_Exercise task_: Retype the lines beneath this one, from the first through the line containing "(0,0) rectangle (831,830);". Pictures are left out.

-- Data shown start --

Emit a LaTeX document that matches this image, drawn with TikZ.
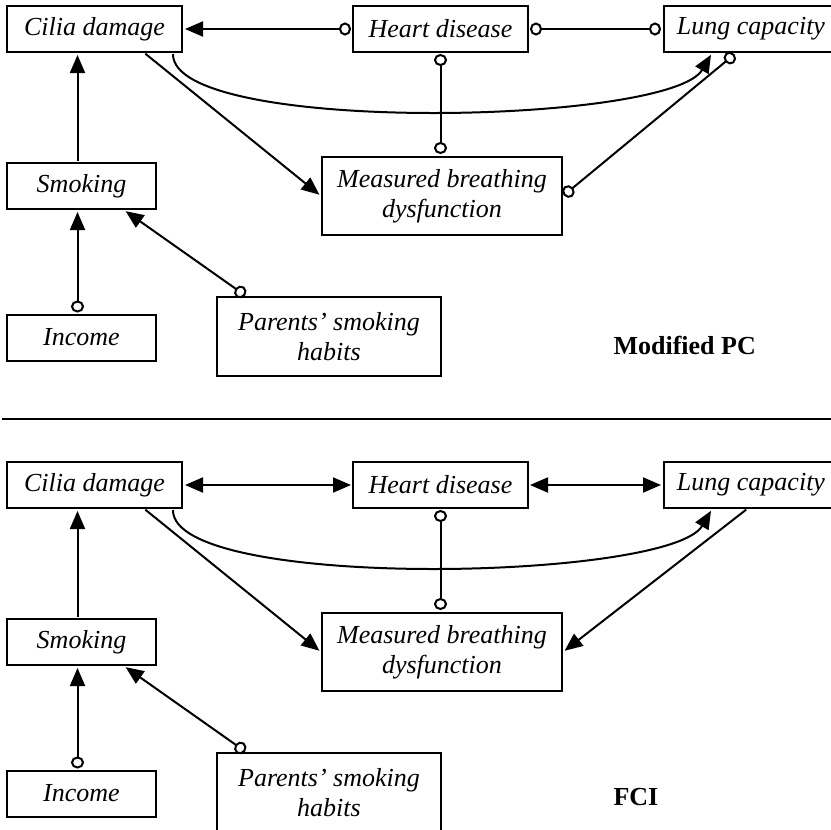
\documentclass[tikz,border=0pt]{standalone}
\usepackage{fontspec}
\setmainfont{Liberation Serif}
\usetikzlibrary{arrows.meta}

\tikzset{
  var/.style={draw, line width=2pt, inner sep=0pt, minimum height=46pt,
    font=\fontsize{26}{30}\selectfont\itshape},
  link/.style={line width=2pt, shorten <=1pt, shorten >=2pt},
  panelname/.style={anchor=west, font=\fontsize{26}{30}\selectfont\bfseries},
  ring/.tip={Circle[open, length=12pt, width=13pt]},
  head/.tip={Triangle[length=18pt, width=15pt]},
}

\begin{document}
\begin{tikzpicture}[x=1pt, y=-1pt]
    \useasboundingbox (0,0) rectangle (831,830);

    % Modified PC
    \node[var, minimum width=175pt] (ciliaA) at (94.5,29) {Cilia damage};
    \node[var, minimum width=175pt] (heartA) at (440.5,29) {Heart disease};
    \node[var, minimum width=174pt] (lungA) at (751,29) {Lung capacity};
    \node[var, minimum width=149pt] (smokeA) at (81.5,186) {Smoking};
    \node[var, minimum width=149pt] (incomeA) at (81.5,337.5) {Income};
    \node[var, minimum width=224pt, minimum height=79pt, align=center] (parentsA) at (329,336.5) {Parents’ smoking\\habits};
    \node[var, minimum width=240pt, minimum height=78pt, align=center] (measuredA) at (442,196) {Measured breathing\\dysfunction};
    \node[panelname] (pcA) at (610,345) {Modified PC};

    \draw[link, ring-head] (heartA.west) -- (ciliaA.east);
    \draw[link, ring-ring] (heartA.east) -- (lungA.west);
    \draw[link, ring-ring] (heartA.south) -- (heartA.south |- measuredA.north);
    \draw[link, -head] ([xshift=50pt]ciliaA.south) -- (measuredA.west);
    \draw[link, -head] ([xshift=-10pt]ciliaA.south east) .. controls (172,135) and (670,125) .. ([xshift=49pt]lungA.south west);
    \draw[link, ring-ring] (measuredA.east) -- ([xshift=73pt]lungA.south west);
    \draw[link, -head] ([xshift=-4pt]smokeA.north) -- ([xshift=-4pt]smokeA.north |- ciliaA.south);
    \draw[link, ring-head] ([xshift=-4pt]incomeA.north) -- ([xshift=-4pt]smokeA.south);
    \draw[link, ring-head] ([xshift=30pt]parentsA.north west) -- ([xshift=-33pt]smokeA.south east);

    \draw[line width=2.5pt] (2,419) -- (831,419);

    % FCI
    \begin{scope}[yshift=-456pt]
    \node[var, minimum width=175pt] (ciliaB) at (94.5,29) {Cilia damage};
    \node[var, minimum width=175pt] (heartB) at (440.5,29) {Heart disease};
    \node[var, minimum width=174pt] (lungB) at (751,29) {Lung capacity};
    \node[var, minimum width=149pt] (smokeB) at (81.5,186) {Smoking};
    \node[var, minimum width=149pt] (incomeB) at (81.5,337.5) {Income};
    \node[var, minimum width=224pt, minimum height=79pt, align=center] (parentsB) at (329,336.5) {Parents’ smoking\\habits};
    \node[var, minimum width=240pt, minimum height=78pt, align=center] (measuredB) at (442,196) {Measured breathing\\dysfunction};
    \node[panelname] (fciB) at (610,341) {FCI};

    \draw[link, head-head] (heartB.west) -- (ciliaB.east);
    \draw[link, head-head] (heartB.east) -- (lungB.west);
    \draw[link, ring-ring] (heartB.south) -- (heartB.south |- measuredB.north);
    \draw[link, -head] ([xshift=50pt]ciliaB.south) -- (measuredB.west);
    \draw[link, -head] ([xshift=-10pt]ciliaB.south east) .. controls (172,135) and (670,125) .. ([xshift=49pt]lungB.south west);
    \draw[link, -head] ([xshift=84pt]lungB.south west) -- (measuredB.east);
    \draw[link, -head] ([xshift=-4pt]smokeB.north) -- ([xshift=-4pt]smokeB.north |- ciliaB.south);
    \draw[link, ring-head] ([xshift=-4pt]incomeB.north) -- ([xshift=-4pt]smokeB.south);
    \draw[link, ring-head] ([xshift=30pt]parentsB.north west) -- ([xshift=-33pt]smokeB.south east);
    \end{scope}
\end{tikzpicture}
\end{document}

-- Data shown end --

_Exercise response_:
Emit a LaTeX document that matches this image, drawn with TikZ.
\documentclass[tikz,border=0pt]{standalone}
\usepackage{fontspec}
\setmainfont{Liberation Serif}
\usetikzlibrary{arrows.meta}

\tikzset{
  var/.style={draw, line width=2pt, inner sep=0pt, minimum height=46pt,
    font=\fontsize{26}{30}\selectfont\itshape},
  link/.style={line width=2pt, shorten <=1pt, shorten >=2pt},
  panelname/.style={anchor=west, font=\fontsize{26}{30}\selectfont\bfseries},
  ring/.tip={Circle[open, length=12pt, width=13pt]},
  head/.tip={Triangle[length=18pt, width=15pt]},
}

\begin{document}
\begin{tikzpicture}[x=1pt, y=-1pt]
    \useasboundingbox (0,0) rectangle (831,830);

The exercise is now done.